Required work
Set out each line from the following listing that includes the word "Rebuild".

[Stored items]
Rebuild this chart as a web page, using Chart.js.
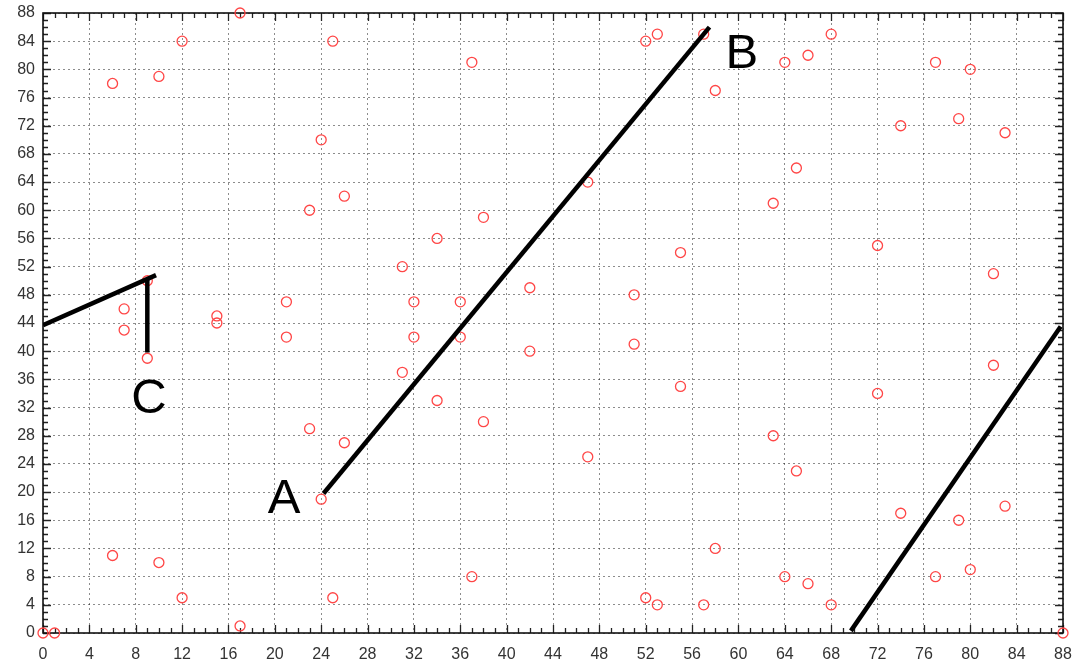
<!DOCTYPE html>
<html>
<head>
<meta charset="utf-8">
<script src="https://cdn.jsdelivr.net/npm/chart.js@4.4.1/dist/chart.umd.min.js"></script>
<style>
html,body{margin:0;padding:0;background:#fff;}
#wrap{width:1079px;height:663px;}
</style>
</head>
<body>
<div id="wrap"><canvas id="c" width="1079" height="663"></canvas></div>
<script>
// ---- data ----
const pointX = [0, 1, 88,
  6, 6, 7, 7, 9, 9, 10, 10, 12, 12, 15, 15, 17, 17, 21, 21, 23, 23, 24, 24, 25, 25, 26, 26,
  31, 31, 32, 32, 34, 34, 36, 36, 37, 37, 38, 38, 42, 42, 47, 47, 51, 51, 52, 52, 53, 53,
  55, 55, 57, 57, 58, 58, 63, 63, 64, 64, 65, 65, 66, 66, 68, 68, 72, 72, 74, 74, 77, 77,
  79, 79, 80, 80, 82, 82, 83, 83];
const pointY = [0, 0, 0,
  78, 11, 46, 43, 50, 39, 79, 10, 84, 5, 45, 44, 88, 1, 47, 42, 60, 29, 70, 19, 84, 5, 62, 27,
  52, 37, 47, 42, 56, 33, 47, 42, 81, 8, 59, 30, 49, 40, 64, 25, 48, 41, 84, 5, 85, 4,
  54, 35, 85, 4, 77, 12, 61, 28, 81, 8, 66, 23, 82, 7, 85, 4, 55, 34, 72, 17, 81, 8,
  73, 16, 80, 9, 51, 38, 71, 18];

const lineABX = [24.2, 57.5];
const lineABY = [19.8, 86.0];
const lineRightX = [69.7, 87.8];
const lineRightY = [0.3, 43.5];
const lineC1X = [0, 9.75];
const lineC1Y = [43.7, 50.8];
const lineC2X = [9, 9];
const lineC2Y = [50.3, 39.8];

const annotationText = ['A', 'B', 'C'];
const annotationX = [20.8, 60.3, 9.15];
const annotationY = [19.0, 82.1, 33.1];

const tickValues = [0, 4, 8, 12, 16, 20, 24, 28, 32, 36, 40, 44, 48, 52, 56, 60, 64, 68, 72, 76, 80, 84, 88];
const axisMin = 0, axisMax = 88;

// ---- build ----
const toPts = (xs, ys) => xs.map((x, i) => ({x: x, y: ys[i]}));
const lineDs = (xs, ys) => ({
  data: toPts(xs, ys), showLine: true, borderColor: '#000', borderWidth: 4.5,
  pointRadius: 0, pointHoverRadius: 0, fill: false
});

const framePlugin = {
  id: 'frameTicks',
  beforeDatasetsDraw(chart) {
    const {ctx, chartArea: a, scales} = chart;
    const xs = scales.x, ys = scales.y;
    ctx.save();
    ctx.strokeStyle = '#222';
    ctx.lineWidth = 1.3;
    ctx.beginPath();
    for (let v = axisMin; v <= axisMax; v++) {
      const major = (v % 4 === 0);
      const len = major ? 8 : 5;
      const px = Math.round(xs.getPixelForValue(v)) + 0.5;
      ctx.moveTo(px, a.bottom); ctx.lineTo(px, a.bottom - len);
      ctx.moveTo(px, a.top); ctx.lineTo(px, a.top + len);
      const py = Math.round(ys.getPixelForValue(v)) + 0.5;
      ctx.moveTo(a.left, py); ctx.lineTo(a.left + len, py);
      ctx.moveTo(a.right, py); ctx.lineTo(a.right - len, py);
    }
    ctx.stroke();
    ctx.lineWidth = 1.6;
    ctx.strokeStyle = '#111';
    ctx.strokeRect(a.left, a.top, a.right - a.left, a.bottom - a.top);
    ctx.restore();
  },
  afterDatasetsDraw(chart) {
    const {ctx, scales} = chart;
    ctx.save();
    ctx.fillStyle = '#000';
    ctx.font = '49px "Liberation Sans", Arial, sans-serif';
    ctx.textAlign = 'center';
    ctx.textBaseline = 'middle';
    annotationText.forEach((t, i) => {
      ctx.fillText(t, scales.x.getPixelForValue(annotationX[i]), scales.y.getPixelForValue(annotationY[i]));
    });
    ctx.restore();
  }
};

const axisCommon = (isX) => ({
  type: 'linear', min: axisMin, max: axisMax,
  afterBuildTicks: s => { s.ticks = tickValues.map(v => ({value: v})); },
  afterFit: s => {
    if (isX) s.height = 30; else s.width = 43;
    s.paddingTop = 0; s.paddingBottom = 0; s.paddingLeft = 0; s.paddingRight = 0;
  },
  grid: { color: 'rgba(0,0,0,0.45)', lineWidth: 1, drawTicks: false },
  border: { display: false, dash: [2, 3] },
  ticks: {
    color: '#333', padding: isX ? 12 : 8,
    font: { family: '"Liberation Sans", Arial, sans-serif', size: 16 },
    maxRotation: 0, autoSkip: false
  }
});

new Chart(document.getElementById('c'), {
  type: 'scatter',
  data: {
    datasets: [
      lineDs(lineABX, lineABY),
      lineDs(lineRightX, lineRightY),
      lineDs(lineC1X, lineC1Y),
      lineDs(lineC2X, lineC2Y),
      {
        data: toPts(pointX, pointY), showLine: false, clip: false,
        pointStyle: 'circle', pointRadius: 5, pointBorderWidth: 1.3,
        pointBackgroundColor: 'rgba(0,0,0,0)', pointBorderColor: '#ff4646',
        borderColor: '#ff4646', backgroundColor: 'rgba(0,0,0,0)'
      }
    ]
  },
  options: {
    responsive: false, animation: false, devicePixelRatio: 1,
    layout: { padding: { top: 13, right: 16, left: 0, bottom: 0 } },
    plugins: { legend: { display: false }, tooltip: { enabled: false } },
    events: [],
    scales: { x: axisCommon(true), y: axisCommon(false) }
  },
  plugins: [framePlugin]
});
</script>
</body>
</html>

==

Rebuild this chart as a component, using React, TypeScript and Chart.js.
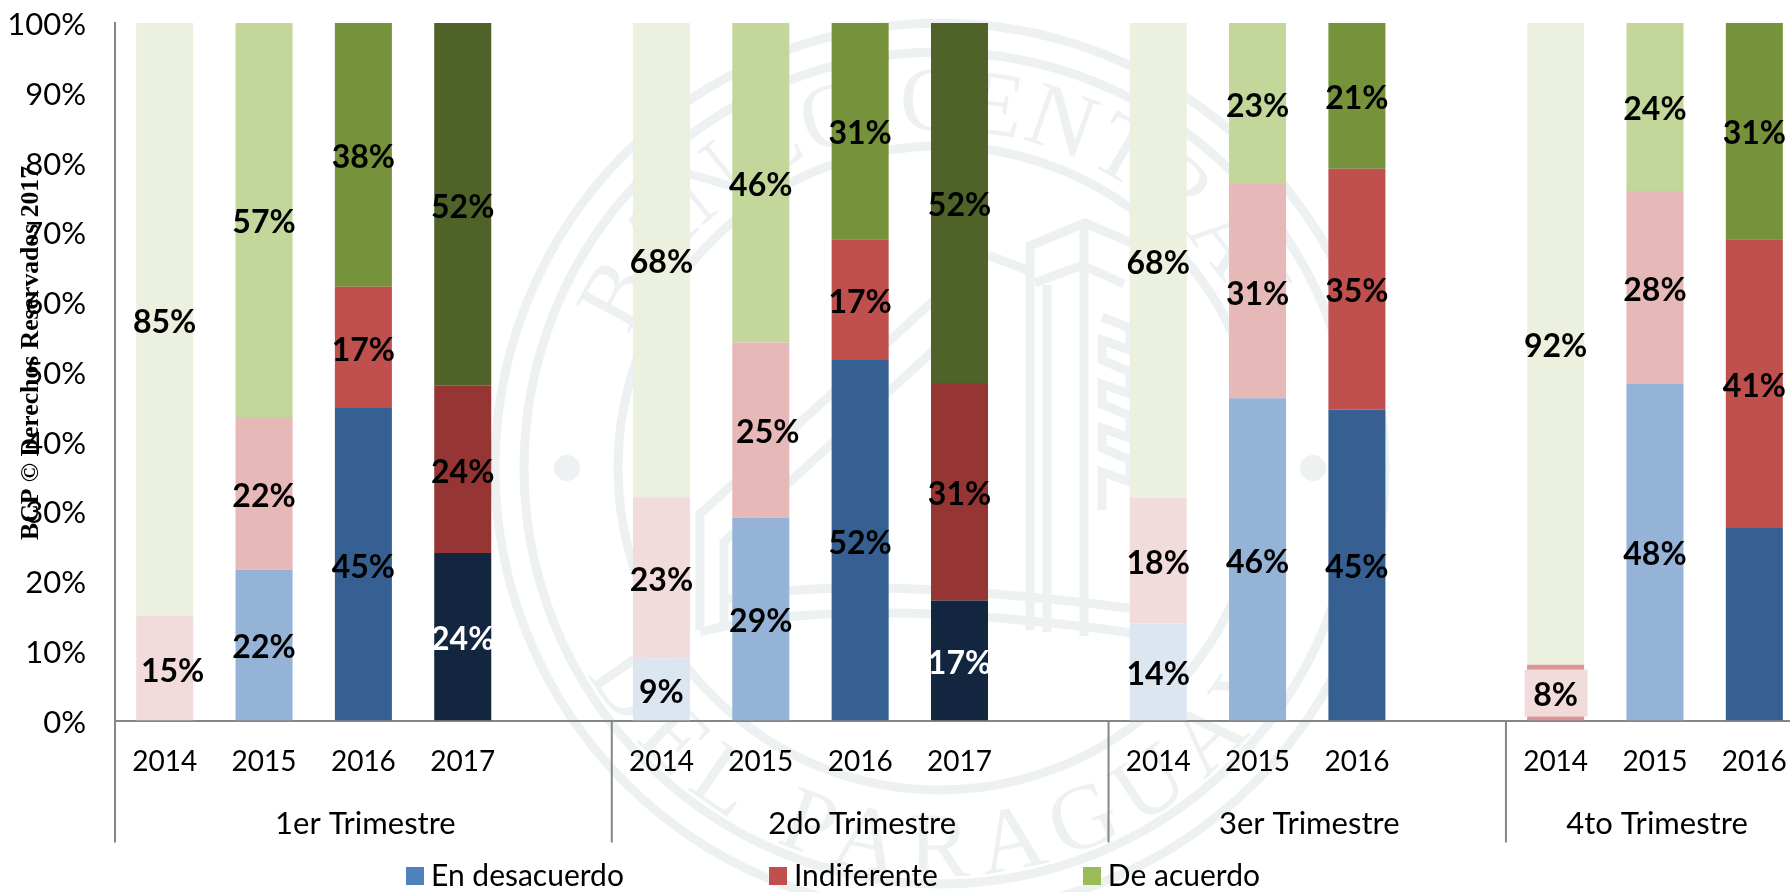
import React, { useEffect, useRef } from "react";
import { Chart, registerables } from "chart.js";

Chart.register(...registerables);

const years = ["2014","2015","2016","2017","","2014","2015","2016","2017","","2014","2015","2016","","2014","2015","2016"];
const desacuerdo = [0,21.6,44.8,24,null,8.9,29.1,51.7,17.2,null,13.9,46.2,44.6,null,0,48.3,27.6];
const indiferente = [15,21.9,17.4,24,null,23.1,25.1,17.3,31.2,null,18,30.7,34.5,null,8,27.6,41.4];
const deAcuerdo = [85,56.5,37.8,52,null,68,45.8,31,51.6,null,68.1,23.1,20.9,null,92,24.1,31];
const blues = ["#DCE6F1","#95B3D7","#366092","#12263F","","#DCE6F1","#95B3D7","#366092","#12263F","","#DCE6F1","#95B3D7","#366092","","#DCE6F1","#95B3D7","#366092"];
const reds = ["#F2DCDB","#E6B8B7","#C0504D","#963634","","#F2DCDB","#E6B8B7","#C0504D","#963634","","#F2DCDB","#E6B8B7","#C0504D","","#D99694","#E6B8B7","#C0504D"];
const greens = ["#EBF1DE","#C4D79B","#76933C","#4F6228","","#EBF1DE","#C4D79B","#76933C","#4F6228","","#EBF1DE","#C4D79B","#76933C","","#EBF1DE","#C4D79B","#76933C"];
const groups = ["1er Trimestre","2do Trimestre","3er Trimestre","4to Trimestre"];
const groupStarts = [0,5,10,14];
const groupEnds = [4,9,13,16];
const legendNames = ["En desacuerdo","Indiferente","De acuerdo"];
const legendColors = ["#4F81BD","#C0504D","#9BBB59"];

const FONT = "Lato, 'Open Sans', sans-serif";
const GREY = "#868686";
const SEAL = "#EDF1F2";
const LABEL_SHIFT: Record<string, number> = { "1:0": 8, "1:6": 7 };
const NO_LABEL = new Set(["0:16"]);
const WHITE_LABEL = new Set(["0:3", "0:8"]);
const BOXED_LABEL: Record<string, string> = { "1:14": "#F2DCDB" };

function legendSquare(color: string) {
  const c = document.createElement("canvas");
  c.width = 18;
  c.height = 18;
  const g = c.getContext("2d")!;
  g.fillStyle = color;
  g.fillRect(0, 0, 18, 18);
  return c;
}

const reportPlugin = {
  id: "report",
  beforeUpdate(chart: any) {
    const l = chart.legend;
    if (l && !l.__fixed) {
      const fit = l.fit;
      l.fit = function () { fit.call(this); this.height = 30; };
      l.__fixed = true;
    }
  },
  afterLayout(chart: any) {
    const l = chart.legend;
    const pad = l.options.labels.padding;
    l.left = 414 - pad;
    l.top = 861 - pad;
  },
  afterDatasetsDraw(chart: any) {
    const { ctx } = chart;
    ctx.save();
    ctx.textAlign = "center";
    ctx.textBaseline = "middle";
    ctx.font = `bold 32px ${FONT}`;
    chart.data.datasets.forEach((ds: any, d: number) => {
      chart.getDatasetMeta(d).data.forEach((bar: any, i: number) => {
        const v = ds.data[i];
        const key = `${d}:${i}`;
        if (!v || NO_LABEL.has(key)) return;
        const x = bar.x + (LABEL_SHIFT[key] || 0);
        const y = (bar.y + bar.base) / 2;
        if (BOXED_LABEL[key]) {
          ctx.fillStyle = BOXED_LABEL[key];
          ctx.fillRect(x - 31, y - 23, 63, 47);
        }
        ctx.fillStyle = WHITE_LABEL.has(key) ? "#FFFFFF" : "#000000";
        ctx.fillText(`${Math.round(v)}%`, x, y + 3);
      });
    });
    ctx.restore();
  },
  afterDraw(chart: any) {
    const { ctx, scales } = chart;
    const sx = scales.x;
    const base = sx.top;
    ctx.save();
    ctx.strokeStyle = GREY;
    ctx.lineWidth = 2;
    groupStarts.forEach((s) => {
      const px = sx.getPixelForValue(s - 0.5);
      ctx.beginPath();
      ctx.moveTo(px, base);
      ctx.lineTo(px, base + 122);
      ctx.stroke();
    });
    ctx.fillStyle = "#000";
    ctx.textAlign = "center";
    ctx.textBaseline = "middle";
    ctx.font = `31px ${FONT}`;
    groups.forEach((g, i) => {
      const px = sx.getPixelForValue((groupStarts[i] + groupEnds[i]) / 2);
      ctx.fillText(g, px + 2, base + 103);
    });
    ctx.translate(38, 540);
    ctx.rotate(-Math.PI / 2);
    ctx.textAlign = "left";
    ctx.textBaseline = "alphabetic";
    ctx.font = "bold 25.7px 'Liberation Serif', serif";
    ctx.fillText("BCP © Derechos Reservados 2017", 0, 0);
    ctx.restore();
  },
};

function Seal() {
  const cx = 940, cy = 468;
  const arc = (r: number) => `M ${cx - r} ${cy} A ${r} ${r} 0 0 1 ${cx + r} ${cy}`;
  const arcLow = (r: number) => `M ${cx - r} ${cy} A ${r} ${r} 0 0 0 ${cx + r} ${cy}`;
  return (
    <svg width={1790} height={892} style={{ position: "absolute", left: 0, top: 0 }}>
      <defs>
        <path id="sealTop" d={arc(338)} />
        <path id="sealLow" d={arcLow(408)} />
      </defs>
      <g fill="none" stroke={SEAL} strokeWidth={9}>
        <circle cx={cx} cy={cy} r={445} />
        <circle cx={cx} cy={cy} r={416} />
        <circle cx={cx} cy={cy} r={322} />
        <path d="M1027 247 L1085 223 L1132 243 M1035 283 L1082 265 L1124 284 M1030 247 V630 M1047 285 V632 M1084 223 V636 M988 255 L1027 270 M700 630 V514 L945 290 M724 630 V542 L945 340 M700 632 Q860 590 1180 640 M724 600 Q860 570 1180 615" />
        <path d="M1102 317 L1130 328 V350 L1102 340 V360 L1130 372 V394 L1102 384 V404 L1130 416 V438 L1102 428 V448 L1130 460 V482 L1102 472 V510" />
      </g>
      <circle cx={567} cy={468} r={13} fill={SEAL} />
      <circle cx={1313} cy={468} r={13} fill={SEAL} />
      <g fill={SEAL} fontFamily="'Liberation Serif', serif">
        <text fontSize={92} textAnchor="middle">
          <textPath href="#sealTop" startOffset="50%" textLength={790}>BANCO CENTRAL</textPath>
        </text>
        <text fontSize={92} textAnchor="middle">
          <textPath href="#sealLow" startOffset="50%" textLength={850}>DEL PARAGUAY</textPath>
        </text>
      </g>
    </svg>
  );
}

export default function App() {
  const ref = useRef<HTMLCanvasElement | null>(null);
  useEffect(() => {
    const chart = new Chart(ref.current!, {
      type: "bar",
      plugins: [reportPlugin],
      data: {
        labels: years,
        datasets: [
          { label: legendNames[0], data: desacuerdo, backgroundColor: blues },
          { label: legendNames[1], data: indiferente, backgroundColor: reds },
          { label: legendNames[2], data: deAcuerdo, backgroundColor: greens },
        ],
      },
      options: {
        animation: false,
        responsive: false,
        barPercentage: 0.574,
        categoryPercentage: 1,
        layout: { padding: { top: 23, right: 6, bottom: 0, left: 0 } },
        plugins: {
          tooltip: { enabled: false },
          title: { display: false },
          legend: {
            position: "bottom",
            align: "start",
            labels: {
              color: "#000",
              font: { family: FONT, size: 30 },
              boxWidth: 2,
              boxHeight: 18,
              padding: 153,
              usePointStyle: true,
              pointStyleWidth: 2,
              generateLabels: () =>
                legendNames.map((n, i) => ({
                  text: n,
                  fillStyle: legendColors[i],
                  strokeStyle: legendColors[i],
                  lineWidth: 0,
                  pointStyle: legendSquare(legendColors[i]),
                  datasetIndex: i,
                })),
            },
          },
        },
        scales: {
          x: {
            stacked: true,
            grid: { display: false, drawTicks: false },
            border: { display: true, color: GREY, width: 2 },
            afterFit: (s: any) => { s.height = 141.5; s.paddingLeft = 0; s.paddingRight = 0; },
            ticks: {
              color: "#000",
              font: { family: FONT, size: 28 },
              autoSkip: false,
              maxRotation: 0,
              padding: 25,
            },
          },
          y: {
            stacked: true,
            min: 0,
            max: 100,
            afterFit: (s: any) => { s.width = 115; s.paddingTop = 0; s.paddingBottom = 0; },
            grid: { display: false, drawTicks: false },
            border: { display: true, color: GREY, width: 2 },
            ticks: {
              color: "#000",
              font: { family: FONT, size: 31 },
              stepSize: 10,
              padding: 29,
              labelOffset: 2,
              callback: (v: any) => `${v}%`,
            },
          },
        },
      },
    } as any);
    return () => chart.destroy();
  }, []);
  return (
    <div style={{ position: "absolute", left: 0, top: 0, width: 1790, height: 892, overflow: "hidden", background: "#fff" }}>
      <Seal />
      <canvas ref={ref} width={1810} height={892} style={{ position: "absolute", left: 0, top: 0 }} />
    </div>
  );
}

Response for this exercise
Rebuild this chart as a web page, using Chart.js.
Rebuild this chart as a component, using React, TypeScript and Chart.js.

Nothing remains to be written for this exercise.